THE TASK — Leaving out every picture, copy the lines of the data exactly, from the first through the line containing "from matplotlib.transforms import offset_copy".

INFORMATION PROVIDED —
- - -

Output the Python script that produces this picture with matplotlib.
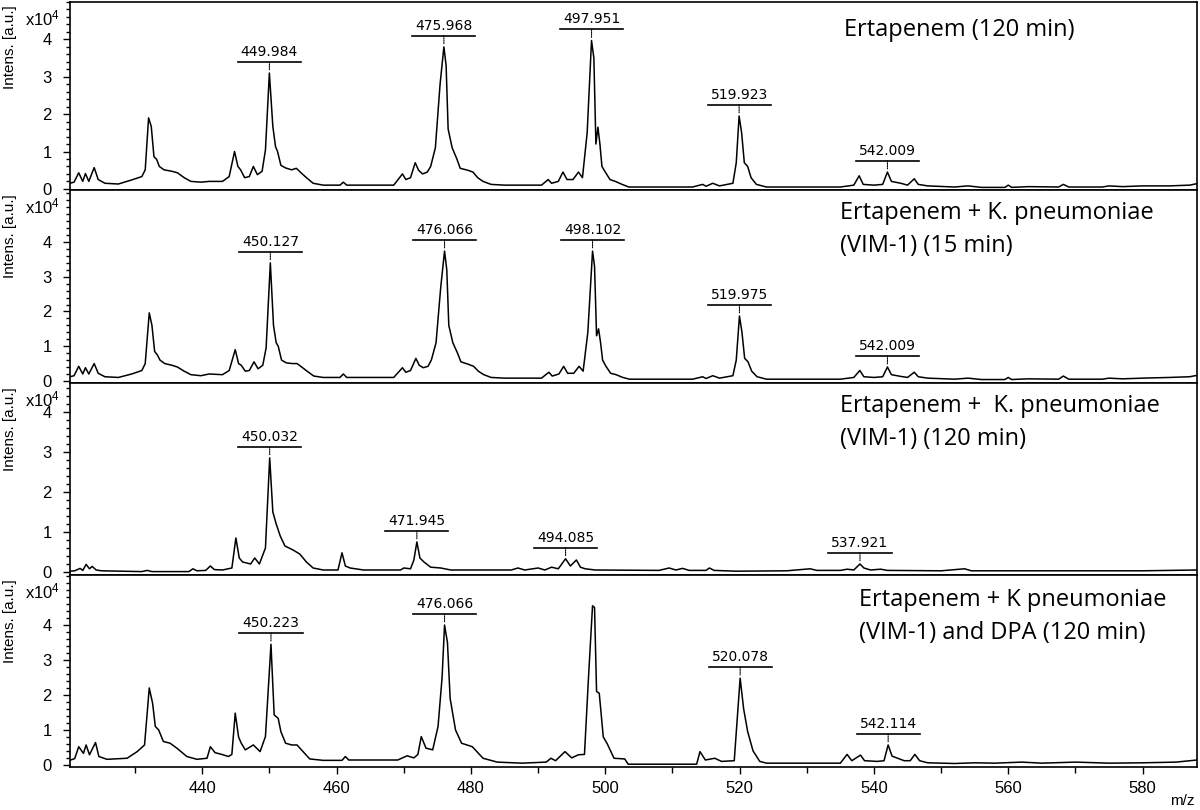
import numpy as np
import matplotlib
matplotlib.use('Agg')
import matplotlib.pyplot as plt
from matplotlib.ticker import MultipleLocator, FixedLocator
from matplotlib.transforms import offset_copy

# spectra: (m/z, intensity in 1e4 a.u.)
spec_ertapenem_120 = [
    (420.3, 0.15), (420.9, 0.18), (421.6, 0.43), (422.2, 0.2), (422.6, 0.41), (423.1, 0.2), (423.9, 0.57),
    (424.5, 0.25), (425.5, 0.15), (427.5, 0.13), (429.5, 0.24), (431.0, 0.33), (431.5, 0.51), (432.0, 1.9),
    (432.4, 1.67), (432.8, 0.86), (433.2, 0.79), (433.6, 0.6), (434.3, 0.51), (435.5, 0.47), (436.3, 0.43),
    (437.3, 0.3), (438.3, 0.2), (439.8, 0.18), (441.0, 0.2), (443.0, 0.2), (444.0, 0.33), (444.8, 1.0),
    (445.3, 0.6), (445.7, 0.51), (446.3, 0.3), (447.0, 0.33), (447.6, 0.6), (448.2, 0.38), (448.9, 0.47),
    (449.4, 1.04), (449.984, 3.1), (450.5, 1.67), (450.9, 1.13), (451.2, 1.0), (451.7, 0.63), (452.4, 0.56),
    (453.3, 0.51), (454.0, 0.55), (454.7, 0.43), (455.5, 0.3), (456.5, 0.15), (458.0, 0.1), (460.5, 0.1),
    (461.0, 0.18), (461.5, 0.1), (464.0, 0.1), (468.5, 0.1), (469.8, 0.4), (470.3, 0.25), (471.0, 0.3),
    (471.7, 0.7), (472.2, 0.5), (472.8, 0.4), (473.5, 0.45), (474.0, 0.6), (474.7, 1.1), (475.4, 2.8),
    (475.968, 3.8), (476.3, 3.3), (476.6, 1.6), (477.2, 1.1), (477.9, 0.8), (478.4, 0.55), (479.5, 0.5),
    (480.3, 0.45), (481.0, 0.3), (481.8, 0.2), (483.0, 0.12), (485.0, 0.1), (490.5, 0.1), (491.5, 0.25),
    (492.0, 0.15), (493.0, 0.2), (493.7, 0.45), (494.3, 0.25), (495.2, 0.25), (496.0, 0.45), (496.6, 0.3),
    (497.3, 1.5), (497.951, 3.97), (498.3, 3.5), (498.6, 1.2), (498.9, 1.65), (499.2, 1.2), (499.5, 0.6),
    (500.0, 0.45), (500.7, 0.25), (501.5, 0.2), (502.5, 0.12), (503.5, 0.05), (513.0, 0.05), (514.5, 0.12),
    (515.0, 0.07), (516.0, 0.15), (517.0, 0.08), (519.0, 0.15), (519.5, 0.7), (519.923, 1.95), (520.3, 1.5),
    (520.7, 0.7), (521.2, 0.6), (521.7, 0.3), (522.5, 0.12), (524.0, 0.05), (535.0, 0.05), (537.0, 0.1),
    (537.8, 0.35), (538.4, 0.12), (540.0, 0.1), (541.3, 0.12), (542.009, 0.45), (542.6, 0.2), (544.0, 0.15),
    (545.0, 0.1), (546.0, 0.27), (546.6, 0.12), (548.0, 0.08), (552.0, 0.05), (554.0, 0.08), (556.0, 0.04),
    (559.5, 0.04), (560.0, 0.1), (560.5, 0.04), (563.0, 0.06), (567.5, 0.05), (568.2, 0.12), (569.0, 0.05),
    (574.0, 0.05), (575.0, 0.08), (577.0, 0.06), (580.0, 0.08), (584.0, 0.08), (587.0, 0.1), (588.1, 0.14),
]
spec_kp_15 = [
    (420.3, 0.12), (420.9, 0.15), (421.6, 0.42), (422.2, 0.2), (422.6, 0.38), (423.1, 0.2), (423.9, 0.5),
    (424.5, 0.22), (425.5, 0.12), (427.5, 0.1), (429.5, 0.2), (431.0, 0.3), (431.5, 0.5), (432.1, 1.96),
    (432.5, 1.6), (432.9, 0.85), (433.3, 0.75), (433.7, 0.6), (434.4, 0.5), (435.5, 0.45), (436.3, 0.4),
    (437.3, 0.28), (438.3, 0.18), (439.8, 0.15), (441.0, 0.2), (443.0, 0.18), (444.0, 0.3), (444.9, 0.9),
    (445.4, 0.5), (445.8, 0.45), (446.4, 0.28), (447.0, 0.3), (447.7, 0.55), (448.3, 0.35), (449.0, 0.45),
    (449.5, 0.95), (450.127, 3.4), (450.6, 1.6), (451.0, 1.1), (451.3, 1.0), (451.8, 0.6), (452.5, 0.52),
    (453.4, 0.5), (454.1, 0.5), (454.8, 0.4), (455.6, 0.28), (456.6, 0.14), (458.0, 0.1), (460.5, 0.1),
    (461.0, 0.2), (461.5, 0.1), (464.0, 0.1), (468.5, 0.1), (469.8, 0.38), (470.3, 0.25), (471.0, 0.3),
    (471.8, 0.65), (472.3, 0.45), (472.9, 0.38), (473.6, 0.42), (474.1, 0.6), (474.8, 1.1), (475.5, 2.7),
    (476.066, 3.74), (476.4, 3.2), (476.7, 1.6), (477.3, 1.1), (478.0, 0.8), (478.5, 0.55), (479.6, 0.48),
    (480.4, 0.42), (481.1, 0.28), (481.9, 0.18), (483.0, 0.1), (485.0, 0.08), (490.5, 0.08), (491.6, 0.25),
    (492.1, 0.14), (493.1, 0.2), (493.8, 0.42), (494.4, 0.22), (495.3, 0.22), (496.1, 0.42), (496.7, 0.28),
    (497.4, 1.4), (498.102, 3.74), (498.4, 3.3), (498.7, 1.3), (499.0, 1.5), (499.3, 1.1), (499.6, 0.6),
    (500.1, 0.42), (500.8, 0.22), (501.6, 0.18), (502.6, 0.1), (503.6, 0.05), (513.0, 0.05), (514.5, 0.12),
    (515.0, 0.07), (516.0, 0.15), (517.0, 0.08), (519.0, 0.15), (519.5, 0.6), (519.975, 1.87), (520.35, 1.4),
    (520.75, 0.65), (521.25, 0.55), (521.8, 0.28), (522.6, 0.12), (524.0, 0.05), (535.0, 0.05), (537.0, 0.1),
    (537.9, 0.3), (538.5, 0.12), (540.0, 0.1), (541.3, 0.12), (542.009, 0.4), (542.6, 0.18), (544.0, 0.13),
    (545.0, 0.1), (546.0, 0.25), (546.6, 0.12), (548.0, 0.08), (552.0, 0.05), (554.0, 0.08), (556.0, 0.04),
    (559.5, 0.04), (560.0, 0.1), (560.5, 0.04), (563.0, 0.06), (567.5, 0.05), (568.2, 0.14), (569.0, 0.05),
    (574.0, 0.05), (575.0, 0.08), (577.0, 0.06), (580.0, 0.08), (584.0, 0.1), (587.0, 0.12), (588.1, 0.16),
]
spec_kp_120 = [
    (420.3, 0.02), (421.0, 0.03), (421.8, 0.09), (422.2, 0.04), (422.7, 0.19), (423.2, 0.08), (423.6, 0.14),
    (424.2, 0.05), (425.0, 0.03), (431.0, 0.01), (431.8, 0.04), (432.5, 0.01), (438.0, 0.01), (438.6, 0.08),
    (439.2, 0.03), (440.5, 0.04), (441.2, 0.15), (441.8, 0.06), (443.0, 0.05), (444.4, 0.1), (445.0, 0.85),
    (445.5, 0.35), (446.0, 0.25), (447.2, 0.2), (447.8, 0.35), (448.5, 0.2), (449.4, 0.6), (450.032, 2.85),
    (450.5, 1.5), (451.0, 1.2), (451.6, 0.9), (452.3, 0.65), (453.5, 0.55), (454.5, 0.45), (455.5, 0.25),
    (456.5, 0.1), (458.0, 0.05), (460.2, 0.05), (460.8, 0.48), (461.3, 0.15), (462.0, 0.1), (464.0, 0.05),
    (469.5, 0.05), (470.0, 0.1), (471.0, 0.08), (471.5, 0.3), (471.945, 0.75), (472.4, 0.35), (473.0, 0.25),
    (474.0, 0.12), (475.5, 0.1), (477.0, 0.05), (486.0, 0.05), (487.0, 0.1), (488.0, 0.05), (490.0, 0.1),
    (491.0, 0.05), (492.0, 0.12), (493.0, 0.08), (494.085, 0.33), (494.8, 0.15), (495.7, 0.3), (496.3, 0.12),
    (497.0, 0.08), (498.5, 0.05), (508.0, 0.04), (509.5, 0.1), (510.5, 0.05), (511.5, 0.09), (512.5, 0.04),
    (515.0, 0.04), (515.5, 0.1), (516.2, 0.04), (519.5, 0.02), (527.0, 0.03), (530.5, 0.08), (531.5, 0.04),
    (535.0, 0.04), (536.0, 0.07), (537.0, 0.05), (537.921, 0.2), (538.5, 0.1), (539.5, 0.05), (541.0, 0.07),
    (542.0, 0.04), (550.0, 0.03), (553.5, 0.08), (554.5, 0.03), (567.0, 0.03), (580.0, 0.03), (588.1, 0.05),
]
spec_kp_dpa = [
    (420.4, 0.14), (421.0, 0.18), (421.6, 0.52), (422.3, 0.33), (422.7, 0.57), (423.2, 0.29), (424.1, 0.64),
    (424.6, 0.24), (425.8, 0.16), (428.8, 0.19), (430.3, 0.38), (431.4, 0.57), (432.1, 2.2), (432.6, 1.76),
    (433.0, 1.1), (433.5, 1.0), (434.2, 0.67), (435.2, 0.62), (436.2, 0.48), (437.7, 0.24), (439.2, 0.16),
    (440.7, 0.19), (441.2, 0.52), (441.9, 0.35), (442.9, 0.3), (443.9, 0.24), (444.4, 0.3), (444.9, 1.48),
    (445.4, 0.8), (445.8, 0.62), (446.4, 0.43), (447.6, 0.57), (448.6, 0.38), (449.4, 0.81), (450.223, 3.45),
    (450.7, 1.43), (451.3, 1.33), (451.7, 0.95), (452.4, 0.62), (453.3, 0.57), (454.1, 0.57), (455.0, 0.38),
    (456.0, 0.17), (458.0, 0.13), (460.8, 0.13), (461.3, 0.24), (461.8, 0.14), (469.1, 0.14), (470.5, 0.26),
    (471.5, 0.2), (472.1, 0.3), (472.6, 0.81), (473.3, 0.48), (474.3, 0.43), (475.1, 1.1), (475.7, 2.5),
    (476.066, 4.0), (476.5, 3.5), (476.9, 1.9), (477.7, 1.0), (478.6, 0.62), (480.2, 0.52), (481.8, 0.19),
    (483.9, 0.08), (487.6, 0.05), (491.2, 0.08), (491.9, 0.19), (492.6, 0.12), (494.0, 0.38), (495.0, 0.2),
    (496.0, 0.29), (496.9, 0.3), (497.5, 2.5), (498.1, 4.55), (498.4, 4.5), (498.7, 2.1), (499.1, 2.05),
    (499.7, 0.8), (500.3, 0.6), (501.3, 0.19), (502.9, 0.17), (503.4, 0.02), (513.6, 0.02), (514.1, 0.38),
    (514.9, 0.14), (516.3, 0.19), (517.3, 0.1), (519.2, 0.12), (520.078, 2.48), (520.6, 1.6), (521.2, 0.95),
    (522.0, 0.4), (523.0, 0.1), (524.0, 0.05), (535.0, 0.05), (536.0, 0.3), (536.7, 0.12), (538.0, 0.28),
    (538.6, 0.12), (540.5, 0.1), (541.5, 0.12), (542.114, 0.57), (542.7, 0.25), (544.5, 0.12), (545.4, 0.12),
    (546.1, 0.3), (546.8, 0.12), (548.0, 0.06), (552.0, 0.04), (555.0, 0.06), (558.0, 0.05), (562.0, 0.08),
    (565.0, 0.05), (570.0, 0.08), (575.0, 0.05), (580.0, 0.06), (585.0, 0.08), (588.1, 0.14),
]

labels_ertapenem_120 = ['449.984', '475.968', '497.951', '519.923', '542.009']
labels_kp_15 = ['450.127', '476.066', '498.102', '519.975', '542.009']
labels_kp_120 = ['450.032', '471.945', '494.085', '537.921']
labels_kp_dpa = ['450.223', '476.066', '520.078', '542.114']

titles = [
    'Ertapenem (120 min)',
    'Ertapenem + K. pneumoniae\n(VIM-1) (15 min)',
    'Ertapenem +  K. pneumoniae\n(VIM-1) (120 min)',
    'Ertapenem + K pneumoniae\n(VIM-1) and DPA (120 min)',
]

plt.rcParams['font.family'] = 'Liberation Sans'
plt.rcParams['mathtext.default'] = 'regular'

W, H = 1200, 810
fig = plt.figure(figsize=(W / 100, H / 100), dpi=100)

# panel layout in pixels: (top, bottom), y limits, title position
rows = [
    (2, 190, (-0.03, 5.0), (0.687, 0.851)),
    (190, 383, (-0.06, 5.5), (0.683, 0.793)),
    (383, 575, (-0.075, 4.72), (0.683, 0.792)),
    (575, 767, (-0.06, 5.43), (0.700, 0.786)),
]
spectra = [spec_ertapenem_120, spec_kp_15, spec_kp_120, spec_kp_dpa]
labels = [labels_ertapenem_120, labels_kp_15, labels_kp_120, labels_kp_dpa]
left, right = 70, 1197

for i, (spec, labs, title, row) in enumerate(zip(spectra, labels, titles, rows)):
    top, bot, ylim, tpos = row
    ax = fig.add_axes([left / W, 1 - bot / H, (right - left) / W, (bot - top) / H])
    mz, inten = zip(*spec)
    ax.plot(mz, inten, color='black', lw=1.1)

    bar_tr = offset_copy(ax.transData, fig=fig, x=0, y=11, units='dots')
    txt_tr = offset_copy(ax.transData, fig=fig, x=0, y=14, units='dots')
    for lab in labs:
        m = float(lab)
        h = np.interp(m, mz, inten)
        ax.plot([m - 4.7, m + 4.7], [h, h], transform=bar_tr, color='black', lw=1.2, clip_on=False)
        ax.text(m, h, lab, transform=txt_tr, ha='center', va='bottom', fontsize=10,
                family='DejaVu Sans', clip_on=False)
        ax.annotate('', xy=(m, h), xytext=(0, 11), textcoords='offset pixels',
                    arrowprops=dict(arrowstyle='-', linestyle=(0, (1, 1)), lw=0.8,
                                    shrinkA=0, shrinkB=2))

    ax.set_xlim(420.3, 588.1)
    ax.set_ylim(*ylim)
    ax.yaxis.set_major_locator(FixedLocator([0, 1, 2, 3, 4]))
    ax.yaxis.set_minor_locator(MultipleLocator(0.2))
    ax.tick_params(axis='y', which='major', direction='out', length=5, width=1, labelsize=12, pad=8)
    ax.tick_params(axis='y', which='minor', direction='out', length=3, width=1)
    for s in ax.spines.values():
        s.set_linewidth(1.2)

    if i < 3:
        ax.tick_params(axis='x', which='both', bottom=False, labelbottom=False)
    else:
        ax.xaxis.set_major_locator(MultipleLocator(20))
        ax.xaxis.set_minor_locator(MultipleLocator(10))
        ax.tick_params(axis='x', which='major', direction='out', length=5, width=1, labelsize=12, pad=5)
        ax.tick_params(axis='x', which='minor', direction='out', length=4, width=1)

    ax.text(-0.053, 0.76, 'Intens. [a.u.]', rotation=90, ha='center', va='center',
            fontsize=11, transform=ax.transAxes)
    ax.annotate('x10$^4$', xy=(0, 1), xycoords='axes fraction', xytext=(-10, -16),
                textcoords='offset pixels', ha='right', va='center', fontsize=12)
    ax.text(tpos[0], tpos[1], title, ha='left', va='center', fontsize=17, family='Open Sans',
            linespacing=1.5, transform=ax.transAxes)

fig.text(1182 / W, 1 - 801 / H, 'm/z', ha='center', va='center', fontsize=11)

fig.savefig('out.png', dpi=100)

- - -

THE OUTPUT —
Output the Python script that produces this picture with matplotlib.
import numpy as np
import matplotlib
matplotlib.use('Agg')
import matplotlib.pyplot as plt
from matplotlib.ticker import MultipleLocator, FixedLocator
from matplotlib.transforms import offset_copy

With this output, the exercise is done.